Released: 27th January
Seen: 5th May

So, while I’m still learning how to effectively write these reviews, I have slowly developed a system that works for me. After I do the first paragraph (usually designed to be just eye-catching enough that if you were to scroll through my main page that it might make you want to know more) I will then stop and think about how to describe the plot. I might have IMDB open to remind me of character and actor names but I can usually come up with a decent enough plot synopsis that doesn’t give away more than I need to in order to get you to know just what kind of movie I’m talking about. The plot synopsis is always a quick thing for me, I try to keep it short and sweet because if you want a proper plot synopsis then Wikipedia is in the next tab over. I add it for context and little more than that… this time? I’m tempted to skip it because the plot is so poorly constructed that even just adding it for context feels pointless but it’s my structure now so I feel obligated to try.
Based on the novel of the same name by Joan Didion, The Last Thing He Wanted follows news reporter Elena McMahon (Anne Hathaway) who was doing some real journalism before some bad things happened and she ends up being pulled off that and put onto the job of handling presidential election coverage. Apparently handling the 1984 election between Reagan and Mondale would be too boring so, in order to create a new plotline, her crazy father Richard (Willem Dafoe) turns up and needs some help both medically (even though at worst he just seems eccentric, barely even looks like he has a cold) and financially. See, Richard was an arms dealer selling arms to the Contras who you might know from their legendary team up with Iran and Oliver North, and needs Elena to go in his place. Thus begins what I believe was originally intended to be some kind of political thriller but that implies that they make use of politics or thrills so you can see where the problem begins.
To this films credit, it has a good cast. Anne Hathaway is pretty much always going to give 110%, even when she’s in actual garbage, Willem Dafoe is a scene-stealer no matter what he does and Ben Affleck exists and appears on camera for a period of time that apparently allows him to be put on the poster. The actors are good and all clearly tried their hardest with what they were given, I could honestly see this cast appearing in an actual movie together and it being a great time but they ended up appearing in this… whatever we’re going to call this. Do I need to call this a film? Is that essential? Can we just call it a series of images that moves because calling it a film feels kind of demoralising?

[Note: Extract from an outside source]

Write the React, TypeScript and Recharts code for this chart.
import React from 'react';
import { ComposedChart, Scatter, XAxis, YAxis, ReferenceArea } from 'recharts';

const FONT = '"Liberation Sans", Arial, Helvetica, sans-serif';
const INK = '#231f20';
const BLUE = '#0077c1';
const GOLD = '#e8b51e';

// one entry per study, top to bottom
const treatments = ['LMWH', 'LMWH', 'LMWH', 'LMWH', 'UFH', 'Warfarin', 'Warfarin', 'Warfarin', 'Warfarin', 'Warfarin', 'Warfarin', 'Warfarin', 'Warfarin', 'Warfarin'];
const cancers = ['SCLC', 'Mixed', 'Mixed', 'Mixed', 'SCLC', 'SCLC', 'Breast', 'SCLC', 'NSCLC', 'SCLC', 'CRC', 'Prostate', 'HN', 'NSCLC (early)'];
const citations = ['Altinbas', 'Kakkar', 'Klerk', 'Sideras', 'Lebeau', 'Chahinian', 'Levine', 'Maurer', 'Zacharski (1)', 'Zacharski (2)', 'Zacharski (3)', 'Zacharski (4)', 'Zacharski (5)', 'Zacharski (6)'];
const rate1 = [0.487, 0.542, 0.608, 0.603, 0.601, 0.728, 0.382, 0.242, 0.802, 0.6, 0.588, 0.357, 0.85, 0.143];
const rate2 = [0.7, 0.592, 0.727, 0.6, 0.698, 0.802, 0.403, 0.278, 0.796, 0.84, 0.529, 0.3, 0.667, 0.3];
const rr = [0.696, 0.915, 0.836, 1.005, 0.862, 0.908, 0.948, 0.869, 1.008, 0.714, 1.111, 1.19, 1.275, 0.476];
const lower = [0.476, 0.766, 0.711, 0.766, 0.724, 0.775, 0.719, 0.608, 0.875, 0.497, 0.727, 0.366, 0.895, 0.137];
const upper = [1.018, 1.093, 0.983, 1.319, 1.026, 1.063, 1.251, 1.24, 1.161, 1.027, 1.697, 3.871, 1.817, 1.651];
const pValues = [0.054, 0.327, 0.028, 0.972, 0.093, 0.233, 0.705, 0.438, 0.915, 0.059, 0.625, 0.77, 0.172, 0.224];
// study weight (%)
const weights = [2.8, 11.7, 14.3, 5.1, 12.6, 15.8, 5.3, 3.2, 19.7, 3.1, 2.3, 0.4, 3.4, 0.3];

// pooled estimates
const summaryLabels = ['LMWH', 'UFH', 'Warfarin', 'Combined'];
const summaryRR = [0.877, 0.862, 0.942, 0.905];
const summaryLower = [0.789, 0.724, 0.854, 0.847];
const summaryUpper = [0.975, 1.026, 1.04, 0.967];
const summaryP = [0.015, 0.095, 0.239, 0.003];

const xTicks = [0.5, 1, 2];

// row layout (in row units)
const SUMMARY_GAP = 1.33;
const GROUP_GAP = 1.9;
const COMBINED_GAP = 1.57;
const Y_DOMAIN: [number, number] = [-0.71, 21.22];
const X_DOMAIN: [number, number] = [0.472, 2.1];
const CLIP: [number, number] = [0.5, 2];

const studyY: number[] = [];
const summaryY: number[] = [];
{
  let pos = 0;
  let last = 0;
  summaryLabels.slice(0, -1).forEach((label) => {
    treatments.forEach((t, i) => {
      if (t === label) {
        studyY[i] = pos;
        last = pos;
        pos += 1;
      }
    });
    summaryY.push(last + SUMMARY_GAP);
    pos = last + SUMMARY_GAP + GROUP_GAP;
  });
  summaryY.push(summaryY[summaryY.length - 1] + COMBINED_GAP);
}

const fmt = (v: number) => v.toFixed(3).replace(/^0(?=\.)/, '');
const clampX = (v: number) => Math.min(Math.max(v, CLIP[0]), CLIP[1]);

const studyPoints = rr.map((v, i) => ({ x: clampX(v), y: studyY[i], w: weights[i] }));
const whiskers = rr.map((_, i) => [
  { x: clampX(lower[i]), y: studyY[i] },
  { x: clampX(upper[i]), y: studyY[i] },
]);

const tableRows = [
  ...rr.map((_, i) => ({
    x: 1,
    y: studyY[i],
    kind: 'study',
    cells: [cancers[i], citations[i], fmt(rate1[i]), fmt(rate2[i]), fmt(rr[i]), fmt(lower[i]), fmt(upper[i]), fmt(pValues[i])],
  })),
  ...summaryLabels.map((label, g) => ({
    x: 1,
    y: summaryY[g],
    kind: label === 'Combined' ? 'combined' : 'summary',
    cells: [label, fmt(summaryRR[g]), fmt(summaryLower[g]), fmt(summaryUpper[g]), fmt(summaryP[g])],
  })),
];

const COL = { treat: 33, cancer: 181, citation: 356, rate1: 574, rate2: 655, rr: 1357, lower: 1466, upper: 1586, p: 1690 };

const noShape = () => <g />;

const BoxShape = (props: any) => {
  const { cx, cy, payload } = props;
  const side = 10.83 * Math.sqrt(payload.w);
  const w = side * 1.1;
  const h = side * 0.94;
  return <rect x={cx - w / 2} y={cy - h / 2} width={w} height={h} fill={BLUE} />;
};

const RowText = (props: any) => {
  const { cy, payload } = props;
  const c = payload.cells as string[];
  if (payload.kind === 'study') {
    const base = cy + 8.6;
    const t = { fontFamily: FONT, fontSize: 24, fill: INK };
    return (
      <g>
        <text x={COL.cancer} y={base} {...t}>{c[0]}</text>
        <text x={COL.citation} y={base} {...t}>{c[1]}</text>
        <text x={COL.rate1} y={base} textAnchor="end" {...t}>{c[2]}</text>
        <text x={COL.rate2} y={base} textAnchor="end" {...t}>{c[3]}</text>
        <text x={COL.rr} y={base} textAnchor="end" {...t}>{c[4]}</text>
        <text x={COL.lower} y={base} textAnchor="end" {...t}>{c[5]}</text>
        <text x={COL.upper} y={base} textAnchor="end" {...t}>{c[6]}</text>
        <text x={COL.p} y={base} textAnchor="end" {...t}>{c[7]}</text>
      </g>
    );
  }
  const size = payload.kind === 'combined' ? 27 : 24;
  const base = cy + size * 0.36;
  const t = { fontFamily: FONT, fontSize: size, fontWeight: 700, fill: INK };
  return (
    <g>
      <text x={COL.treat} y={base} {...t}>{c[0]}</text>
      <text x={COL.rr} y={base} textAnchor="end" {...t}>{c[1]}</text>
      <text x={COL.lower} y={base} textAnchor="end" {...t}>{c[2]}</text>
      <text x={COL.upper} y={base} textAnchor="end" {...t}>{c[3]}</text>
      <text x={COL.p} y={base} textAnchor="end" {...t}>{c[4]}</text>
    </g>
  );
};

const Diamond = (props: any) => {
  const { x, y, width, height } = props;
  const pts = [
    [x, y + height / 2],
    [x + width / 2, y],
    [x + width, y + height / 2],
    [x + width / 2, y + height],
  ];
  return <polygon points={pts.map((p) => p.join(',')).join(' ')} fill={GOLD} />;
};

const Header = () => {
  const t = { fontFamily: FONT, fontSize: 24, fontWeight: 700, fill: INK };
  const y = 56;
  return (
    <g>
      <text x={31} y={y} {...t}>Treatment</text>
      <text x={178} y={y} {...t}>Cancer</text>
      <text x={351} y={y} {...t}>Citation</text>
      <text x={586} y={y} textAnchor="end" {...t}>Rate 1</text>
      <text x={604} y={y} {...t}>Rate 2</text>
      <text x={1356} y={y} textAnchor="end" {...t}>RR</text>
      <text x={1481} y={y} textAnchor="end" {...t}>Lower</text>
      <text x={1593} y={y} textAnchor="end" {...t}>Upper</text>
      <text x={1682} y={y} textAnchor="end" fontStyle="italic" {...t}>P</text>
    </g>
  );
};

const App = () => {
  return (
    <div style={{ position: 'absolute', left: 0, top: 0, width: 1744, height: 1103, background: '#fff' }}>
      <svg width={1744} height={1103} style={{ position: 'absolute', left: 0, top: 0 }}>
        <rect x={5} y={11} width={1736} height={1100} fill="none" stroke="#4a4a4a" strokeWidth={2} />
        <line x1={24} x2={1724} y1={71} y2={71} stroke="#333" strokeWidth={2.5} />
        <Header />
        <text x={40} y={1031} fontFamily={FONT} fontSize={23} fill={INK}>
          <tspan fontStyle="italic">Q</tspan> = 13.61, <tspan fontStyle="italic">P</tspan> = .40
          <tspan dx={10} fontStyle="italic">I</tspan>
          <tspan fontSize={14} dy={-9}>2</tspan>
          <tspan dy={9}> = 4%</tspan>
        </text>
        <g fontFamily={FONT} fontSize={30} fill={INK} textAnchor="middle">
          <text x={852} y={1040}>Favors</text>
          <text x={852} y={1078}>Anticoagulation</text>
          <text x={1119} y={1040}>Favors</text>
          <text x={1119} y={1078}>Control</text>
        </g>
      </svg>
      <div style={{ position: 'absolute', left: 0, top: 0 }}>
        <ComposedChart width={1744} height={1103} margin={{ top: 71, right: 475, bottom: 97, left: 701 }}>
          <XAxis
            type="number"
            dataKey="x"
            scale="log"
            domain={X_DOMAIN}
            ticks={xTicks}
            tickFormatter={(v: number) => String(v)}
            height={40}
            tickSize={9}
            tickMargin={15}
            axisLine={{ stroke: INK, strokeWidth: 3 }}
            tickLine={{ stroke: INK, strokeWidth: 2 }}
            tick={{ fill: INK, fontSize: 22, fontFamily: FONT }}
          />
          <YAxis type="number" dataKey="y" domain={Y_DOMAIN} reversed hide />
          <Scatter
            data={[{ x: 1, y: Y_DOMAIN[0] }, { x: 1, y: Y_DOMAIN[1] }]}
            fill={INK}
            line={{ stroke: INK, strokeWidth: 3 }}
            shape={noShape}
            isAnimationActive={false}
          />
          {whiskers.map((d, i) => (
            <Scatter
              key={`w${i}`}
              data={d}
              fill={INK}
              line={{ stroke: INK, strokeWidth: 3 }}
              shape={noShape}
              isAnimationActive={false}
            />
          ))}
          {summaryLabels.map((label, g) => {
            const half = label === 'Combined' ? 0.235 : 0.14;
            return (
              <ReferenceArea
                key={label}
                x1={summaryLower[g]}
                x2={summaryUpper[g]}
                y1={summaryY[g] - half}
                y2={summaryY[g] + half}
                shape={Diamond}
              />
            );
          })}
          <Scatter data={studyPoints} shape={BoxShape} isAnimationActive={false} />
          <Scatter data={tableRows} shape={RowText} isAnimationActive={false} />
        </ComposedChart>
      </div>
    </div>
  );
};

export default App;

Despite how basic I made the plot sound when describing it, I promise you that the actual execution of it is just awful. This film doesn’t do twists so much as it just decides something completely stupid has to happen out of nowhere, especially at the end. You know a film has really messed up telling you anything about the characters when an hour in a small child pops up on screen and the reaction is to go “Oh, so you have a child now… when the hell did they turn up?” and then the child has no relevance whatsoever. Yeah, the main character is a mom and it matters for exactly none of the film. When Elena goes to get the money for her dad, the only reason she stays on the island is to get a story… she can literally leave any time, but she wants a story. They never seem to actually deal with the Contras or Oliver North or any of the actual issues surrounding the Iran Contra scandal, it spends more time having Elena worrying about her dad and just kind of moving around randomly.

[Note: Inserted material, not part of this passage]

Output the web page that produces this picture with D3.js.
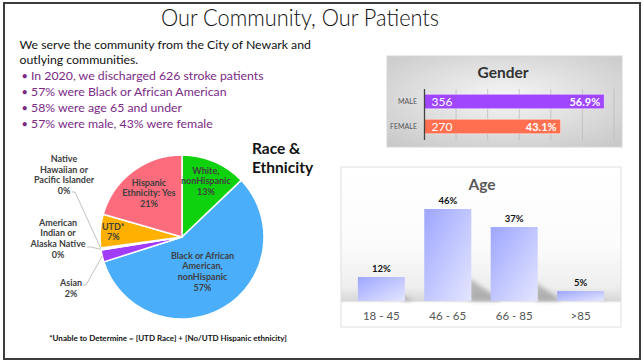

The few moments where they try to do things that you might see in a thriller (like being in a car with someone suspicious or a gunfight in a hotel) it ends up falling flat every single time. You can see them trying, going through and doing the things that one expects of films in this genre but something about it just doesn’t work. I’ve never yawned during a gunfight until today but that’s what one of the big battles made me feel. Hell, there’s a big twist near the end that didn’t feel like a twist, it felt like the film just betrayed the audience for the sake of a cheap surprise because that’s what other thrillers do, right? Of course, the film forgot that other thrillers are also thrilling which doesn’t help.

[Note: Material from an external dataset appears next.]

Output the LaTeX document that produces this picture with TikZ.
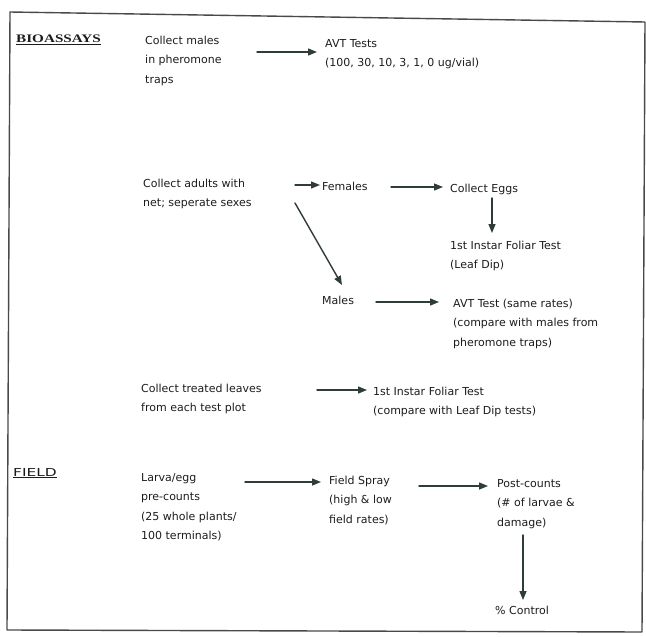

It’s also just terminally boring, to the point where I considered taking a nap during it. Don’t close your eyes for too long though because even while it’s boring, it’s so misshapen that turning out for three seconds makes you feel like you’ve missed some important detail. It’s at that point that I felt lucky to be watching a movie on Netflix cos I can rewind and catch a thing I missed but when I did that I realised that I hadn’t missed anything, the film is just so badly written that it feels like you’re missing things when the reality is that the film itself missed them. It can’t give me the details I need to follow and it’s so boring that even if it did, I wouldn’t have cared. I don’t know how you make the goddamn Iran-Contra scandal boring but that’s what happened here.
The Last Thing He Wanted is just bad. It’s not thrilling, it avoids politics like it just saw politics coughing into its elbow and just doesn’t work. Good actors and occasionally interesting shot choices can maybe be interesting if you divorce them from the context of “Being in this really bad film” but they aren’t enough to salvage anything useful. At best it just makes you wish they put this much effort into actually making a good movie instead of whatever this is. It’s two hours long and felt like four, thank god it’s over and I never have to sit through it again.